The EDF, a US-based environmental advocacy non-profit, announced the launch of the initiative yesterday at the sixth annual World Ocean Summit in Abu Dhabi. The Smart Boat Initiative will build on existing deployments of technology in fisheries by other businesses, governments, academic bodies and NGOs to develop the targeted use of new and emerging technologies to increase both sustainability and transparency within the fishing industry.
Katie McGinty, Senior Vice President of the EDF Oceans programme, said: “Just as smart phones provided a platform for a wave of innovation, we believe there is an equally unprecedented opportunity to usher in a new era of sustainability in the global fishing sector led by digital transformation. This new initiative seeks to deploy technology to help solve one of the most urgent challenges of our time: overfishing. A critical element of the initiative is that it aims to provide fishermen with the tools to play a leading role in solving that problem.”

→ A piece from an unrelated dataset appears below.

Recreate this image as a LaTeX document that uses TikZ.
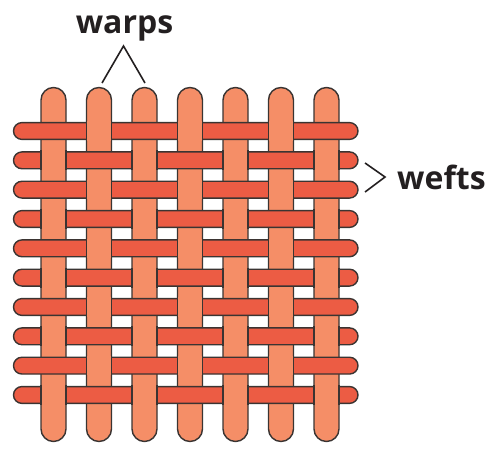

The EDF noted that, while rapid advances in technology have provided substantial benefits for gathering and monitoring of data in other industries, the fishing sector remains relatively unaffected by technological solutions; with many vessels still recording data with pens and paper. They highlighted three innovations which are likely to have the greatest impact on sustainable aquaculture under the Smart Boat Initiative:
- Sensors to monitor ocean conditions, enabling vessels to better target specific species of fish, avoid unnecessary habitat destruction and avoid marine hazards such as oil spills;
- Artificial intelligence technology, allowing onboard computers to use machine learning to automate processes; and
- Broadband networks, which will let vessels share data with each other and with onshore management.
McGinty added: “We believe this set of technologies represents widespread benefits, not only for future conservation, but also for fishermen today; but without more work to refine these technologies, build them with fishermen’s needs in mind, increase deployment and share best practices, fisheries will remain stuck in the digital dark ages. That’s why we’ve launched the Smart Boat Initiative and why we’re optimistic about the future health of the ocean and all those who depend on it.”